I had asked the guesthouse in Chiang Mai if there were many buses to the border, they said they left every hour, so I headed over to the bus station at 10:00am to find out the only one leaves at 13:00. Oh well, I had wander around getting used to the backpack again. Found a mall nearby and sat in that for a couple of hours waiting for the time to pass. Then the bus took a lot longer than I expected and the upshot was that by the time I got to the border it was shut.
The next day I had to pay 200baht for overstaying my Thai visa for a day, fair enough. Unlike the people in front of me, who had been told that their visa was for 2month when it was only for 1. Ooops!
After a couple of minutes on a longtail boat, it was across the Mekong and into Laos. With the paperwork done, I went for a walk. One travel agent with a huge queue seem to be selling all the tickets, but if you walked another couple of minutes you got up to the main road. I decided to try and just get to the boat pier. So after talking to a driver, I agreed a price to go to the speedboat pier. On the way, we stopped to pick up a couple of locals and a new bicycle crammed into the back of the truck. Transport is a truck with the back roof taken off and a couple of benches placed inside. After a detour we dropped off the locals and then on the wait to the pier. Didn't look like I had saved any money by going direct to the pier, same travel agent ticket sellers there. After a lot of hanging about, I was told I could go now. I went down to the riverside and then there was some more hanging about. Basically you quickly learn that transports doesn't leave to schedule but when full. So we needed eight people to be crammed onto the speedboat. And I do mean crammed, I had my knees stuck under my chin for 3 hours, while an engine roared in my ears, the wind blasted my eyes and then later the rain smacked off my head. I was glad to get off, everybody else was continuing for 3hours down to Luang Prabang. I got off at Pak Beng, roughly half way.

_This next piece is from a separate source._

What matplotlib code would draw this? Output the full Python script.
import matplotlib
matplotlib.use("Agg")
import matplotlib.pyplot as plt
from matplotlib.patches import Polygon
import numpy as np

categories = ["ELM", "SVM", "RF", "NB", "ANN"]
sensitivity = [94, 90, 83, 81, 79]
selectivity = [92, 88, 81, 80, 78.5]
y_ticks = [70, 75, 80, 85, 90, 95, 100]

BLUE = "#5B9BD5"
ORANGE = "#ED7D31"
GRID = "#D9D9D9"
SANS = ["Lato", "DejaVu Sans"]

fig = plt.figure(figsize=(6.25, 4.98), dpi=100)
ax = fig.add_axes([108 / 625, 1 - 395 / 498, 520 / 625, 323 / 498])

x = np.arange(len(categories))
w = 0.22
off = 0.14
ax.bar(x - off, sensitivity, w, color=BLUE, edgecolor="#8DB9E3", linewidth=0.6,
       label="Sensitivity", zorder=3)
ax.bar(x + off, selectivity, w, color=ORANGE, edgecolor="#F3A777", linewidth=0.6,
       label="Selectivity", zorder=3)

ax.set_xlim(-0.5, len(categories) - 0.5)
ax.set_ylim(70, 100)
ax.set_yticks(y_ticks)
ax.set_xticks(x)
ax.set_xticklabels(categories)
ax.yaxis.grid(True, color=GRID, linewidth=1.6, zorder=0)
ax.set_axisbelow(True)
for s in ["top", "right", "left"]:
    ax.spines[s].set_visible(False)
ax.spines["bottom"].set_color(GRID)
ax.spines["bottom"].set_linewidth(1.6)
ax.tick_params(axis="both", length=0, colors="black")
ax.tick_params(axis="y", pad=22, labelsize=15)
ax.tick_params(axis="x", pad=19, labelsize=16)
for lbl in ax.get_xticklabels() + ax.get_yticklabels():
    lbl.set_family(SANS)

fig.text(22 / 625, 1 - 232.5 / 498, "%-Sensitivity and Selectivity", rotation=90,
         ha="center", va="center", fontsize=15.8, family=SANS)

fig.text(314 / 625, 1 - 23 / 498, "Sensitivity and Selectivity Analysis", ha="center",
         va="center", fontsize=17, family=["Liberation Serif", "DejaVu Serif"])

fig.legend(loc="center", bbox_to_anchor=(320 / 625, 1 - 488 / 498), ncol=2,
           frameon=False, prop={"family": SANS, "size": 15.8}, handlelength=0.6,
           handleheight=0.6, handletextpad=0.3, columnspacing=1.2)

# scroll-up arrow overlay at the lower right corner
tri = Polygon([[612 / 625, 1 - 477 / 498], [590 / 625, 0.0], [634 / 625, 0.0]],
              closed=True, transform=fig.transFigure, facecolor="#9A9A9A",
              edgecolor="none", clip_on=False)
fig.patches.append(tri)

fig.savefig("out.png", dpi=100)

I seemed to be the only foreigner here. I quickly found a cheap guesthouse nearby, and had a nosy about. A quiet little village, a few guesthouses and restaurants with English-written menus, and then it seemed like residential area with small huts. I walked past a pool hall, where some teenagers invited me for a game. They only played with four balls set in a diamond, potted by number. The table was in the worst condition I have ever seen! Still, they seemed to enjoy playing it. Later went for some food, a nice creamy chicken dish, quite mild, no chillies.
The next morning I went down to the pier to see what time the slow boat to Luang Prabang leaves, turns out a lot earlier than me getting out of bed. So another day in Pak Beng. Turned out to be good though. I tried to hire a bike from across the road, but as I wasn't staying in their hotel they wouldn't let me hire the bike. Hmm, interesting usually they just take your money!
As there wasn't much else to do I decided to go for a long walk. The road goes from the pier inland, yes there is only one road with no branches, so not much thought needed as to where I would walk! I continually passed small villages separated by a short distance, the further I went the more people stared at me! I continued on for a few hours, I had seen buses occasionally whizz past so I hoped I could take one back rather than retrace my walk. A few boys on their bikes had been talking to me as I walked down. I asked one if I could get the bus back here, he said I could wait here. So I stopped walking and waited. It seemed like half the village had come out to stare at me. I had a group of around twenty people a few safe metres away just standing looking at the strange foreign guy. The kid then suggested I buy some food from him. As I was a bit peckish, and I had noticed the complete lack of shops outside town I agreed. He ended up inviting me into his house, where I sat down on a tiny stool and they brought out the sticky rice (in a bamboo container) a plate of chilies and a plate of something else. It was dark inside, not helped by the fact that the twenty onlookers had crowd round the door to watch me eat! I dipped the rice into the chilies and found out they were very hot!! Then I turned my attention to the other dish, as they encouraged me to eat. Oooh, some French cuisine, escargot. Oh well, I didn't feel I could refuse, so I picked one up and pulled it out the shell and chewed. Actually not too bad infused with herbs, something similar to mint. But the idea doesn't agree with my stomach so I just had the one, then stuck to plain rice!
After I paid the old woman who had served the dishes 5000kip (25p??). She seemed happy enough, repeatedly thanking me, then back outside into the bright light. The kids then said I could take one of their bikes back to town. So I jumped on the bike and we set off, actually it was quite far. One of the kids made the mistake of trying to show off by going no-handys he wobbled left, right, bam straight into the ground. Unfortunately I was right behind and the bike had no brakes, and I crunched right into his bike, but luckily not him. Still, he had a few cuts, which he covered up quickly chewing some nearby plants and placing it on the grazes to act as a plaster and stop the bleeding.
Another kid tried to outrace me, hah, I'll show him, so we both pedalled furiously going neck in neck (he was a lot lighter than me, it was easy for him!!) much to the amazed looks of passerbys, seeing the crazy foreign guy whizz past on a local bike.
The next day I headed down early to make sure I got the boat, and a mere 8 hours later I arrived in Luang Prabang.